Teenage Engineering has expanded their popular K.O. lineup with a product that so effortlessly falls into the ranks, you'd swear it already existed. The K.O. Sidekick is a two-channel mixer, effects processor, and USB audio interface that fits into a jacket pocket and runs off two AAA batteries or a USB-C battery. Its design language harkens to the K.O. family, but useful enough that even if you've never touched an EP-133, you'll want to have one in your stable.
Both channels get a 3-band EQ with three selectable flavors, a gain control, a fader, and a compressor on the secondary layer (accessed by a long press of the Gain knob). It's more processing and features than you'd expect from something this slim, but just par for the course for TE. Everything connects via 3.5mm TRS: two stereo inputs, a main out, a cue out, and an aux input that doubles as a daisy-chain port if you want to link multiple Sidekicks and grow your channel count.
The effects are genuinely fun and sound fantastic. Six punch-in FX per channel—Filter, Delay, Tape, Beat Repeat, Tremolo, Dub Siren—fired via a soft-touch pad with a paddle for real-time tweaking. The beat detection is the sleeper feature: it syncs effects to your audio automatically, so you're always locked-in. They're good enough that running a single source through and messing with the effects is a worthwhile experience on its own. Not to mention having an EQ and compressor on tap can replace a series of standalone boxes that might be occupying too much real estate on your desk.
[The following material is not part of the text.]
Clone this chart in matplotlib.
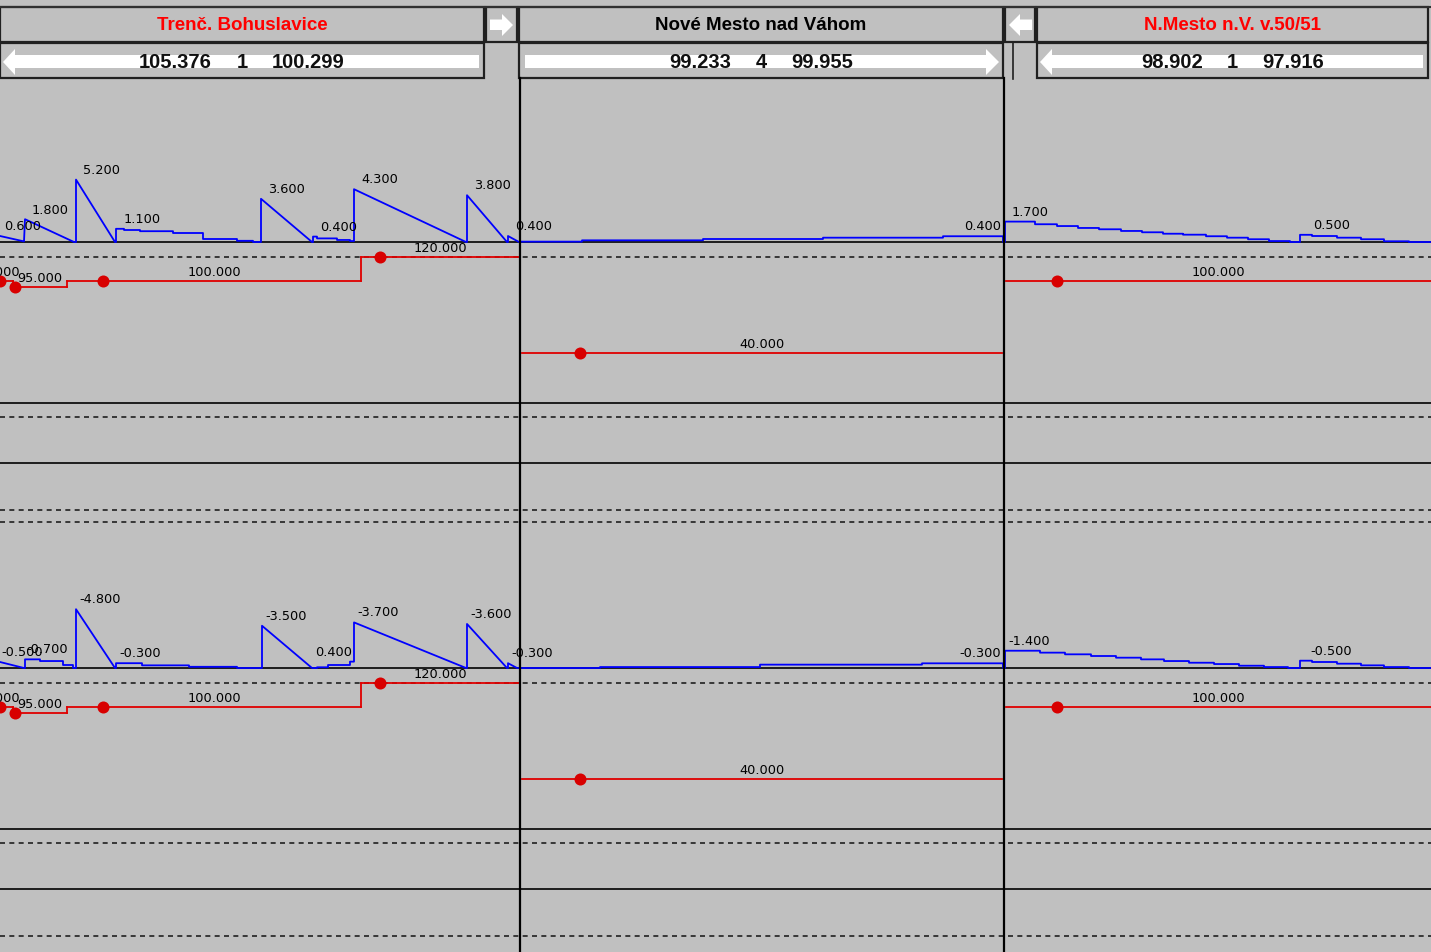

The Sidekick is genre agnostic—you could even say all genre—and gear ignorant. Whether you're deep in the TE ecosystem, have a higgledy-piggledy collection of audio devices, or just need something to DJ you iPods with, this mixer is designed for you. Plug it into a laptop and it becomes an 8-in/4-out USB audio interface and MIDI controller, which changes the math considerably. The Sidekick is what it is: a small, well-built mixer that does more than it has to. The compressors work, the EQs have character, the effects are worth using. EP-133 (and their kin) owners should probably just buy it. Everyone else should at least think hard about it.